I can see some major pros of this approach to feeding syrup: Less labor, less investment in equipment and less disturbing of the bees. Right now, I'm trying to come up with a system to deliver syrup for 50 hives.

If you use communal syrup feeding, would you share how you do it? If you have experience with communal feeding could you also share your pros and cons. Thanks


----------



## Hambone (Mar 17, 2008)

I made a 5 gallon bucket feeder like the one discussed here. Works good.

http://www.beesource.com/forums/showthread.php?t=234157&highlight=bucket

I've seen some that use a bunch of boardman style feeders lined up in a row, Chicken feeders with gravel in the bottom, and a inverted 5 gallon bucket style.


----------



## MABee (Jun 18, 2007)

How does the inverted five gallon bucket work? Or how is it made?


----------



## Hambone (Mar 17, 2008)

Here is the 5 gallon inverted one that I have seen.

http://wvbeekeeper.blogspot.com/2008/03/communal-feeding.html


----------



## MABee (Jun 18, 2007)

Thanks Hambone. I saw a pic in ABJ of a commercial beek using inverted pails, looked to be 2 -3 gallons, stacked on top of one another on a pallet. The bees looked to be feeding from the rim of where the lid attached to the bucket.


----------



## GaSteve (Apr 28, 2004)

I have a little different approach to feeding with 5 gallon buckets. I bought some of those plastic trays like you set large flower pots in -- about 2" high and about 15" across. I put the lid loosely on the bucket of syrup and quickly invert the bucket and set it in the tray while holding the lid to make sure it doesn't pop off. I suppose you could just hold the tray over the bucket while flipping it over, but it's tougher to keep from spilling some.

Then tilt the bucket and push the lid off a little and insert a small stick between the lid and bucket.

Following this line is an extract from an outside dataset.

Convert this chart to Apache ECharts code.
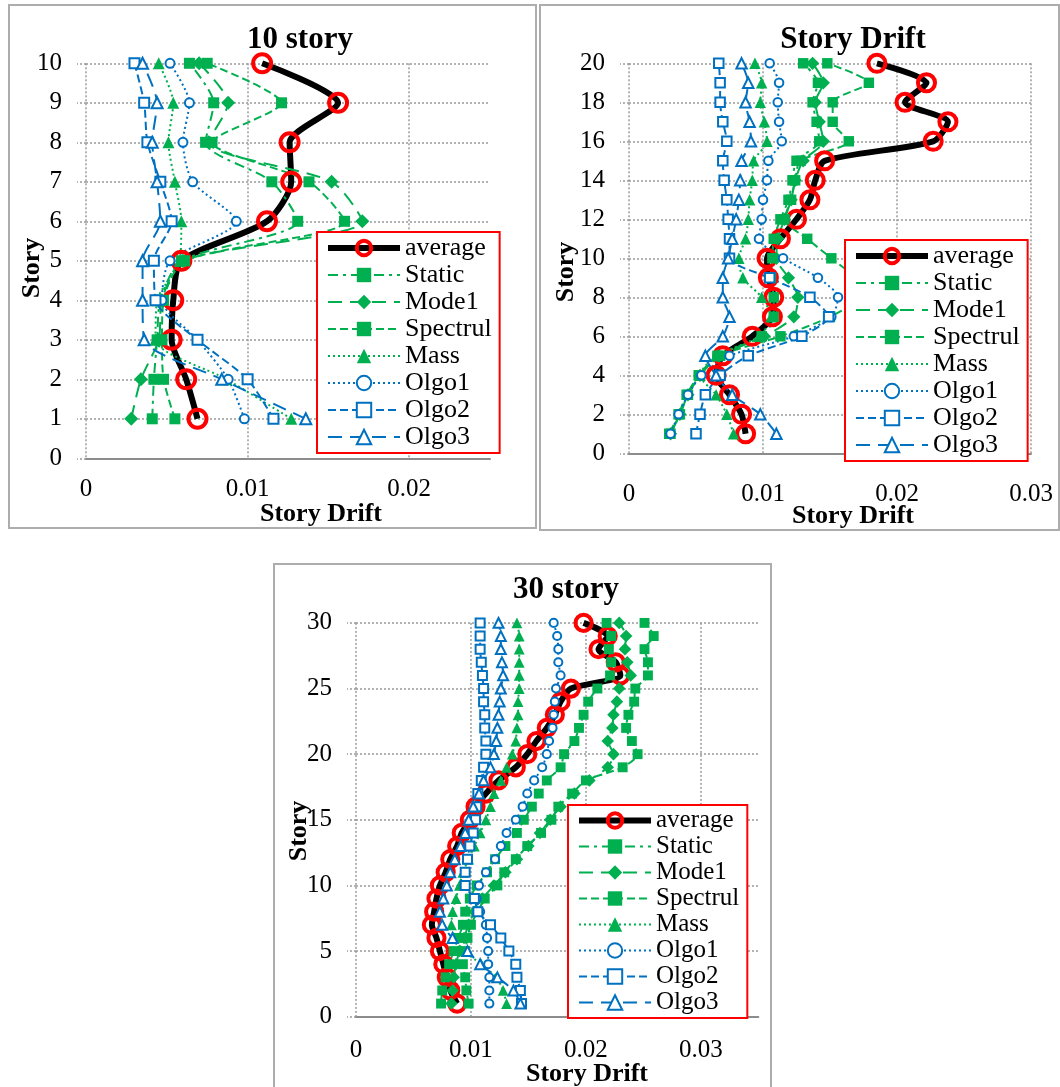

The syrup will only come out as high as the rim of the bucket -- same principle as the chicken waterer.

It saves drilling holes in buckets and there's no leakage due to temperature variations, loose lids, etc.


----------



## beeking1 (Jan 22, 2010)

Ross,
We live in an area where it seems that every beekeeper has Italian or half breeds of some sort, in addition to the feral bees. The 'other' beekeepers don't appear as fastidious as we are caring for our bees e.g. leave their hives unattended much of the season, esp the late summer and fall. When The Dearth hit this year, we fed with division feeders inside the hive. As a result, clouds of Italian bees and their minions lined up for the kill. We reduced the entrances and put wet sheets over the hive around 10am and built screened anti robbing devices over the entrances. There is absolutely no way we could have fed our hives at the communal watering hole.


----------



## Joseph Clemens (Feb 12, 2005)

beeking1,

I too was doing a little open feeding, but discovered that not just my bees were taking advantage of this opportunity. I can't afford to feed my neighbor's bees or all the feral colonies within range. And whenever I've done open feeding it seems the bees spend almost as much time fighting and killing each other as they do feeding, but they even do that when they're harvesting water from my koi pond.

But I really like to watch the process of open feeding. It's just amazing how so much feed can disappear so fast. If only it were going to only my own hives.

And in some ways feeding may be a way to encourage the continuation of colonies that fail to forage (fend) for themselves. I say this because there always seem to be a few colonies that keep bringing in pollen and nectar, when even I can't find any flowers anywhere.


----------



## ACBEES (Mar 13, 2009)

Thanks for all your comments. I guess being in a remote area will be to my advantage in regards to not feeding everyone elses bees. If ferals show up, maybe I can line them and find where the colony is camped. Some have mentioned fighting at the communal feeder. I have read if this is happening, providing more feeder space cures it.

Has anyone used anything bigger than a five gallon bucket? I will be feeding in the neighborhood of 50 hives.


----------



## Pete0 (Mar 30, 2002)

I read somewhere, sometime on a webpage that a beek was feeding using 55 gal drums. Covered the syrup (think it was HFCS) with straw.

I open feed on these warm January days we are having here in Virginia. Today mid-40's, tomorrow high 50's, Friday high is to be 35 and Saturday 31 with snow! That cluster is like an accordian.

Good luck,


Pete0
Bena, VA


----------